Data excerpt start
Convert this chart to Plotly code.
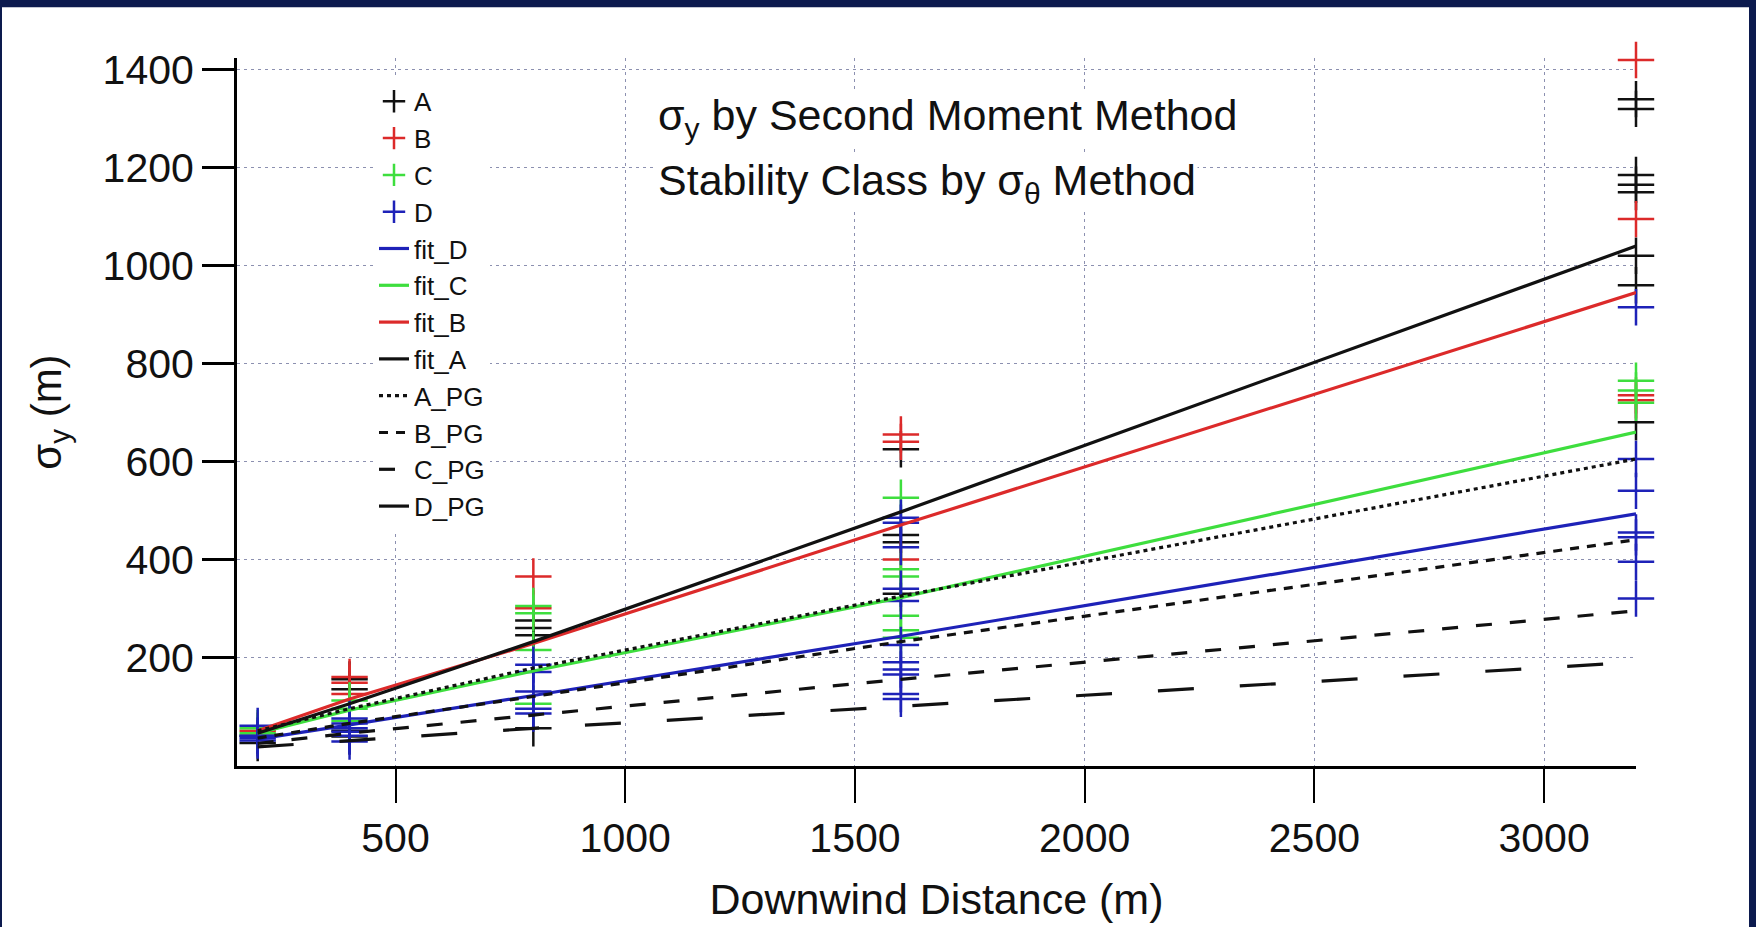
import plotly.graph_objects as go

# ---------------- data ----------------
x_cols = [200, 400, 800, 1600, 3200]

A_x = [200, 200, 400, 400, 400, 400, 800, 800, 800, 800, 1600, 1600, 1600, 1600,
       3200, 3200, 3200, 3200, 3200, 3200, 3200, 3200]
A_y = [25, 40, 155, 135, 50, 38, 275, 260, 245, 55, 625, 450, 435, 330,
       1340, 1320, 1185, 1165, 1150, 1020, 960, 680]

B_x = [200, 400, 400, 400, 800, 800, 1600, 1600, 1600, 3200, 3200, 3200, 3200]
B_y = [50, 160, 148, 125, 365, 300, 655, 640, 400, 1420, 1095, 735, 725]

C_x = [200, 200, 400, 400, 400, 800, 800, 800, 800,
       1600, 1600, 1600, 1600, 1600, 1600, 3200, 3200, 3200]
C_y = [55, 45, 112, 95, 70, 305, 290, 215, 105,
       526, 380, 365, 285, 255, 240, 765, 745, 720]

D_x = [200, 200, 200, 200, 400, 400, 400, 400, 400, 400,
       800, 800, 800, 800, 800,
       1600, 1600, 1600, 1600, 1600, 1600, 1600, 1600, 1600, 1600, 1600,
       3200, 3200, 3200, 3200, 3200, 3200, 3200]
D_y = [60, 40, 35, 30, 75, 65, 55, 48, 40, 28,
       185, 170, 130, 95, 85,
       485, 475, 425, 340, 315, 225, 190, 175, 165, 125, 115,
       915, 605, 540, 455, 445, 395, 320]

fit_A = [45, 105, 232, 497, 1040]
fit_B = [50, 115, 228, 470, 945]
fit_C = [45, 92, 172, 322, 660]
fit_D = [33, 62, 122, 243, 493]

A_PG = [50, 95, 178, 325, 605]
B_PG = [35, 65, 120, 232, 440]
C_PG = [24, 45, 82, 155, 295]
D_PG = [17, 30, 55, 100, 190]

x_ticks = [500, 1000, 1500, 2000, 2500, 3000]
y_ticks = [200, 400, 600, 800, 1000, 1200, 1400]

# ---------------- styles ----------------
BLACK = "#111111"
RED = "#dc2a2a"
GREEN = "#3ede3e"
BLUE = "#1e22b8"
FONT = "Liberation Sans, Arial, sans-serif"

fig = go.Figure()

for name, xs, ys, col in [("A", A_x, A_y, BLACK), ("B", B_x, B_y, RED),
                          ("C", C_x, C_y, GREEN), ("D", D_x, D_y, BLUE)]:
    fig.add_trace(go.Scatter(
        x=xs, y=ys, mode="markers", name=name, legendgroup=name,
        cliponaxis=False,
        marker=dict(symbol="cross-thin", size=26, color=col,
                    line=dict(color=col, width=2.5)),
    ))

for name, ys, col in [("fit_D", fit_D, BLUE), ("fit_C", fit_C, GREEN),
                      ("fit_B", fit_B, RED), ("fit_A", fit_A, BLACK)]:
    fig.add_trace(go.Scatter(
        x=x_cols, y=ys, mode="lines", name=name, legendgroup=name,
        line=dict(color=col, width=3.2),
    ))

for name, ys, dash in [("A_PG", A_PG, "4px,4px"), ("B_PG", B_PG, "9px,8px"),
                       ("C_PG", C_PG, "16px,18px"), ("D_PG", D_PG, "36px,46px")]:
    fig.add_trace(go.Scatter(
        x=x_cols, y=ys, mode="lines", name=name, legendgroup=name,
        line=dict(color=BLACK, width=3.2, dash=dash),
    ))

grid = dict(showgrid=True, gridcolor="#8c90b0", gridwidth=1.2, griddash="3px,4px")

fig.update_xaxes(
    range=[155, 3200], tickvals=x_ticks, ticks="outside", ticklen=34, tickwidth=2,
    tickcolor="black", showline=True, linecolor="black", linewidth=3,
    zeroline=False, tickfont=dict(size=41, color="#111"),
    title=dict(text="Downwind Distance (m)", font=dict(size=43, color="#111"), standoff=24),
    **grid,
)
fig.update_yaxes(
    range=[-22, 1424], tickvals=y_ticks, ticks="outside", ticklen=32, tickwidth=3,
    tickcolor="black", showline=True, linecolor="black", linewidth=3,
    zeroline=False, tickfont=dict(size=41, color="#111"),
    title=dict(text="σ<sub>y</sub> (m)", font=dict(size=42, color="#111"), standoff=28),
    **grid,
)

fig.add_annotation(
    xref="paper", yref="paper", x=(656 - 237) / 1399, y=(770 - 118) / 712,
    xanchor="left", yanchor="middle", showarrow=False, bgcolor="white",
    text="σ<sub>y</sub> by Second Moment Method",
    font=dict(size=43, color="#111", family=FONT),
)
fig.add_annotation(
    xref="paper", yref="paper", x=(656 - 237) / 1399, y=(770 - 184) / 712,
    xanchor="left", yanchor="middle", showarrow=False, bgcolor="white",
    text="Stability Class by σ<sub>θ</sub> Method",
    font=dict(size=43, color="#111", family=FONT),
)

# white panel inside the dark frame
fig.add_shape(
    type="rect", xref="paper", yref="paper", layer="below",
    x0=(2 - 237) / 1399, x1=(1749 - 237) / 1399,
    y0=-0.3, y1=(770 - 7) / 712,
    fillcolor="white", line=dict(width=0),
)

fig.update_layout(
    width=1756, height=927,
    margin=dict(l=237, r=120, t=58, b=157, pad=0),
    paper_bgcolor="#0c1a4e", plot_bgcolor="rgba(255,255,255,0)",
    font=dict(family=FONT, color="#111"),
    showlegend=True,
    legend=dict(
        x=(374 - 237) / 1399, y=(770 - 78) / 712, xanchor="left", yanchor="top",
        bgcolor="white", borderwidth=0, font=dict(size=26, color="#111"),
        traceorder="normal", itemsizing="trace", tracegroupgap=0,
    ),
)

fig.write_html("out.html")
Data excerpt end
> _Request_
All of the material above is to be copied exactly, except for its images.

> _Result of this task_
Convert this chart to Plotly code.
import plotly.graph_objects as go

# ---------------- data ----------------
x_cols = [200, 400, 800, 1600, 3200]

A_x = [200, 200, 400, 400, 400, 400, 800, 800, 800, 800, 1600, 1600, 1600, 1600,
       3200, 3200, 3200, 3200, 3200, 3200, 3200, 3200]
A_y = [25, 40, 155, 135, 50, 38, 275, 260, 245, 55, 625, 450, 435, 330,
       1340, 1320, 1185, 1165, 1150, 1020, 960, 680]

B_x = [200, 400, 400, 400, 800, 800, 1600, 1600, 1600, 3200, 3200, 3200, 3200]
B_y = [50, 160, 148, 125, 365, 300, 655, 640, 400, 1420, 1095, 735, 725]

C_x = [200, 200, 400, 400, 400, 800, 800, 800, 800,
       1600, 1600, 1600, 1600, 1600, 1600, 3200, 3200, 3200]
C_y = [55, 45, 112, 95, 70, 305, 290, 215, 105,
       526, 380, 365, 285, 255, 240, 765, 745, 720]

D_x = [200, 200, 200, 200, 400, 400, 400, 400, 400, 400,
       800, 800, 800, 800, 800,
       1600, 1600, 1600, 1600, 1600, 1600, 1600, 1600, 1600, 1600, 1600,
       3200, 3200, 3200, 3200, 3200, 3200, 3200]
D_y = [60, 40, 35, 30, 75, 65, 55, 48, 40, 28,
       185, 170, 130, 95, 85,
       485, 475, 425, 340, 315, 225, 190, 175, 165, 125, 115,
       915, 605, 540, 455, 445, 395, 320]

fit_A = [45, 105, 232, 497, 1040]
fit_B = [50, 115, 228, 470, 945]
fit_C = [45, 92, 172, 322, 660]
fit_D = [33, 62, 122, 243, 493]

A_PG = [50, 95, 178, 325, 605]
B_PG = [35, 65, 120, 232, 440]
C_PG = [24, 45, 82, 155, 295]
D_PG = [17, 30, 55, 100, 190]

x_ticks = [500, 1000, 1500, 2000, 2500, 3000]
y_ticks = [200, 400, 600, 800, 1000, 1200, 1400]

# ---------------- styles ----------------
BLACK = "#111111"
RED = "#dc2a2a"
GREEN = "#3ede3e"
BLUE = "#1e22b8"
FONT = "Liberation Sans, Arial, sans-serif"

fig = go.Figure()

for name, xs, ys, col in [("A", A_x, A_y, BLACK), ("B", B_x, B_y, RED),
                          ("C", C_x, C_y, GREEN), ("D", D_x, D_y, BLUE)]:
    fig.add_trace(go.Scatter(
        x=xs, y=ys, mode="markers", name=name, legendgroup=name,
        cliponaxis=False,
        marker=dict(symbol="cross-thin", size=26, color=col,
                    line=dict(color=col, width=2.5)),
    ))

for name, ys, col in [("fit_D", fit_D, BLUE), ("fit_C", fit_C, GREEN),
                      ("fit_B", fit_B, RED), ("fit_A", fit_A, BLACK)]:
    fig.add_trace(go.Scatter(
        x=x_cols, y=ys, mode="lines", name=name, legendgroup=name,
        line=dict(color=col, width=3.2),
    ))

for name, ys, dash in [("A_PG", A_PG, "4px,4px"), ("B_PG", B_PG, "9px,8px"),
                       ("C_PG", C_PG, "16px,18px"), ("D_PG", D_PG, "36px,46px")]:
    fig.add_trace(go.Scatter(
        x=x_cols, y=ys, mode="lines", name=name, legendgroup=name,
        line=dict(color=BLACK, width=3.2, dash=dash),
    ))

grid = dict(showgrid=True, gridcolor="#8c90b0", gridwidth=1.2, griddash="3px,4px")

fig.update_xaxes(
    range=[155, 3200], tickvals=x_ticks, ticks="outside", ticklen=34, tickwidth=2,
    tickcolor="black", showline=True, linecolor="black", linewidth=3,
    zeroline=False, tickfont=dict(size=41, color="#111"),
    title=dict(text="Downwind Distance (m)", font=dict(size=43, color="#111"), standoff=24),
    **grid,
)
fig.update_yaxes(
    range=[-22, 1424], tickvals=y_ticks, ticks="outside", ticklen=32, tickwidth=3,
    tickcolor="black", showline=True, linecolor="black", linewidth=3,
    zeroline=False, tickfont=dict(size=41, color="#111"),
    title=dict(text="σ<sub>y</sub> (m)", font=dict(size=42, color="#111"), standoff=28),
    **grid,
)

fig.add_annotation(
    xref="paper", yref="paper", x=(656 - 237) / 1399, y=(770 - 118) / 712,
    xanchor="left", yanchor="middle", showarrow=False, bgcolor="white",
    text="σ<sub>y</sub> by Second Moment Method",
    font=dict(size=43, color="#111", family=FONT),
)
fig.add_annotation(
    xref="paper", yref="paper", x=(656 - 237) / 1399, y=(770 - 184) / 712,
    xanchor="left", yanchor="middle", showarrow=False, bgcolor="white",
    text="Stability Class by σ<sub>θ</sub> Method",
    font=dict(size=43, color="#111", family=FONT),
)

# white panel inside the dark frame
fig.add_shape(
    type="rect", xref="paper", yref="paper", layer="below",
    x0=(2 - 237) / 1399, x1=(1749 - 237) / 1399,
    y0=-0.3, y1=(770 - 7) / 712,
    fillcolor="white", line=dict(width=0),
)

fig.update_layout(
    width=1756, height=927,
    margin=dict(l=237, r=120, t=58, b=157, pad=0),
    paper_bgcolor="#0c1a4e", plot_bgcolor="rgba(255,255,255,0)",
    font=dict(family=FONT, color="#111"),
    showlegend=True,
    legend=dict(
        x=(374 - 237) / 1399, y=(770 - 78) / 712, xanchor="left", yanchor="top",
        bgcolor="white", borderwidth=0, font=dict(size=26, color="#111"),
        traceorder="normal", itemsizing="trace", tracegroupgap=0,
    ),
)

fig.write_html("out.html")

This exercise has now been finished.